Swollen groin Lump in the groin area, it increases in size when you stand or cough, it can be pushed back into the abdomen. It can ache but is not tender to touch. This is a hernia. A hernia occurs when part of the intestines bulges through the stomach. Sometimes it becomes squeezed and blood supply is cut off. This causes sudden severe pain and is considered a medical emergency.
Bouts of pain and bowel problems Waves of abdominal pain with intermittent bouts of constipation or diarrhea. May also feel bloated, have excess stomach gas and need to urinate more frequently. You can experience symptoms every day, although most people can have days, weeks or even months symptom-free before it returns. See symptoms of irritable bowel syndrome (IBS).
Pain on urinating Pain in the pelvis or lower back, the need to urinate frequently although there is little urine to come out. Also, burning sensation when urine is passed, the urine may look cloudy and have a strong smell. Stomach feels bloated. See, urinary tract infections. If it accompanied by chills and fever it may have spread to the kidneys.
Weight gain and hairiness Weight gain around the middle section of the abdomen, reddening of the face, increased hairiness of the body and face can be a sign of Cushing's disease. This disease is the result of excess corticosteroid hormones being produced by the pituitary gland. Treatment normally involves surgery.
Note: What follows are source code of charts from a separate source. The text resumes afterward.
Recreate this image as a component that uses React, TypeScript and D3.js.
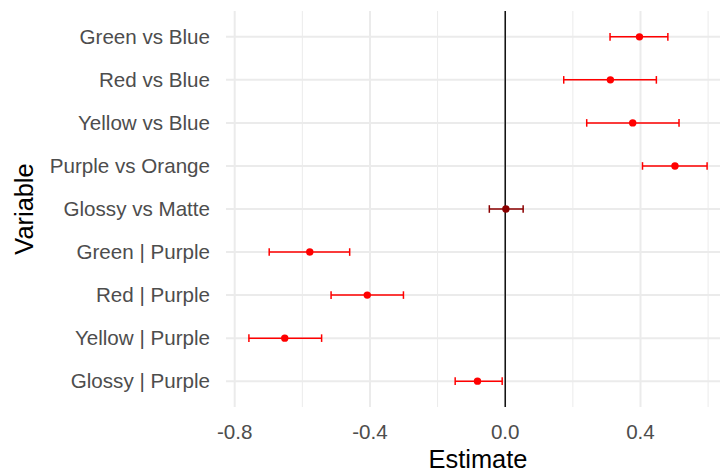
import React from "react";
import * as d3 from "d3";

const categories = [
  "Green vs Blue",
  "Red vs Blue",
  "Yellow vs Blue",
  "Purple vs Orange",
  "Glossy vs Matte",
  "Green | Purple",
  "Red | Purple",
  "Yellow | Purple",
  "Glossy | Purple",
];
const estimates = [0.397, 0.311, 0.377, 0.502, 0.002, -0.578, -0.408, -0.652, -0.082];
const lowers = [0.310, 0.173, 0.241, 0.406, -0.047, -0.698, -0.515, -0.758, -0.148];
const uppers = [0.481, 0.447, 0.514, 0.597, 0.053, -0.460, -0.301, -0.543, -0.009];
const significant = [true, true, true, true, false, true, true, true, true];
const xTicks = [-0.8, -0.4, 0.0, 0.4];
const xTickLabels = ["-0.8", "-0.4", "0.0", "0.4"];
const xMinor = [-0.6, -0.2, 0.2, 0.6];

const W = 720;
const H = 472;
const panel = { left: 226, right: 730, top: 11, bottom: 407 };

export default function App() {
  const lo = d3.min(lowers) as number;
  const hi = d3.max(uppers) as number;
  const pad = (hi - lo) * 0.05;
  const x = d3.scaleLinear().domain([lo - pad, hi + pad]).range([panel.left, panel.right]);
  const y = d3
    .scalePoint<string>()
    .domain(categories)
    .range([panel.top, panel.bottom])
    .padding(0.6);

  const font = "Liberation Sans, Arial, sans-serif";
  const grid = "#EBEBEB";

  return (
    <svg
      width={W}
      height={H}
      style={{ position: "absolute", left: 0, top: 0, background: "#fff" }}
      fontFamily={font}
    >
      <defs>
        <clipPath id="pc">
          <rect x={panel.left} y={panel.top} width={W - panel.left} height={panel.bottom - panel.top} />
        </clipPath>
      </defs>
      <g clipPath="url(#pc)">
        {xMinor.map((v) => (
          <line key={"m" + v} x1={x(v)} x2={x(v)} y1={panel.top} y2={panel.bottom} stroke={grid} strokeWidth={1} />
        ))}
        {xTicks.map((v) => (
          <line key={"M" + v} x1={x(v)} x2={x(v)} y1={panel.top} y2={panel.bottom} stroke={grid} strokeWidth={2} />
        ))}
        {categories.map((c) => (
          <line key={"h" + c} x1={panel.left} x2={panel.right} y1={y(c)} y2={y(c)} stroke={grid} strokeWidth={2} />
        ))}
        <line x1={x(0)} x2={x(0)} y1={panel.top} y2={panel.bottom} stroke="#000" strokeWidth={1.4} />
        {categories.map((c, i) => {
          const col = significant[i] ? "#FF0000" : "#8B0000";
          const yy = y(c) as number;
          return (
            <g key={"e" + c} stroke={col} strokeWidth={1.5}>
              <line x1={x(lowers[i])} x2={x(uppers[i])} y1={yy} y2={yy} />
              <line x1={x(lowers[i])} x2={x(lowers[i])} y1={yy - 3.8} y2={yy + 3.8} />
              <line x1={x(uppers[i])} x2={x(uppers[i])} y1={yy - 3.8} y2={yy + 3.8} />
              <circle cx={x(estimates[i])} cy={yy} r={3.7} fill={col} stroke="none" />
            </g>
          );
        })}
      </g>
      {categories.map((c) => (
        <text
          key={"yl" + c}
          x={210}
          y={(y(c) as number) + 7.3}
          textAnchor="end"
          fontSize={20.6}
          fill="#4D4D4D"
        >
          {c}
        </text>
      ))}
      {xTicks.map((v, i) => (
        <text key={"xl" + v} x={x(v)} y={439} textAnchor="middle" fontSize={20.6} fill="#4D4D4D">
          {xTickLabels[i]}
        </text>
      ))}
      <text x={(panel.left + panel.right) / 2} y={468} textAnchor="middle" fontSize={25.4} fill="#000">
        Estimate
      </text>
      <text
        transform={`translate(33,${(panel.top + panel.bottom) / 2}) rotate(-90)`}
        textAnchor="middle"
        fontSize={25.4}
        fill="#000"
      >
        Variable
      </text>
    </svg>
  );
}
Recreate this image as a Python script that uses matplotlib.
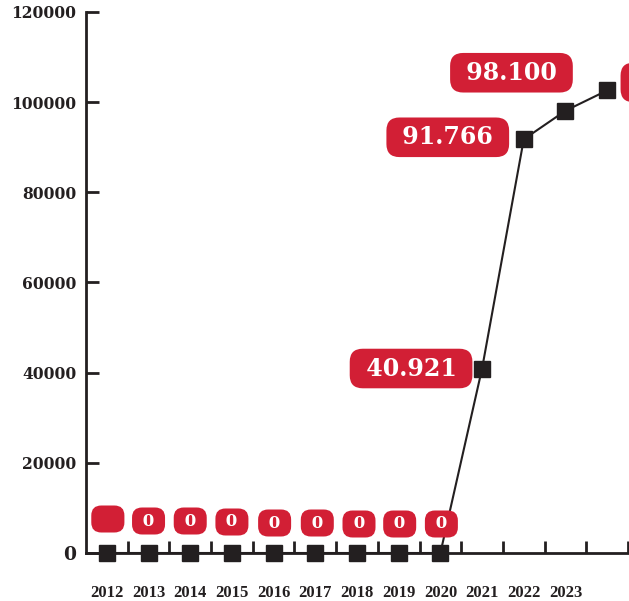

Involuntary urination Involuntary leaking of urine when you cough or sneeze, sudden and frequent urges to pass urine, inability to stop urinating mid-flow if you try. These are signs of urinary incontinence. Pregnancy, hysterectomy, menopause and type 2 diabetes raise your risk factors. Pelvic floor exercises can help to tighten the muscles in the area. See, How do you do pelvic floor exercises?
Colic pain and nausea Severe colic-type (trapped wind) pain radiating from the back to the front of the groin, nausea and vomiting, blood in the urine and increased need to urinate. You may have kidney stones. These are small crystals that form in the kidneys. They can stay in the kidneys or travel down to the bladder. Most stones pass through the urine unnoticed, but if they get stuck they can cause symptoms.
Weight loss and thirst Untreated diabetes can cause excessive thirst, weight loss, recurrent yeast infections, frequent urination and worsening eye sight. See symptoms of diabetes and prediabetes guide.
Pain around belly button Minor pain starts around the belly button but becomes more severe as the hours pass. You lose your appetite, become feverish and suffer nausea or vomiting. Pain increases when you press down on the lower right area of your abdomen. Seek immediate help. You may have appendicitis.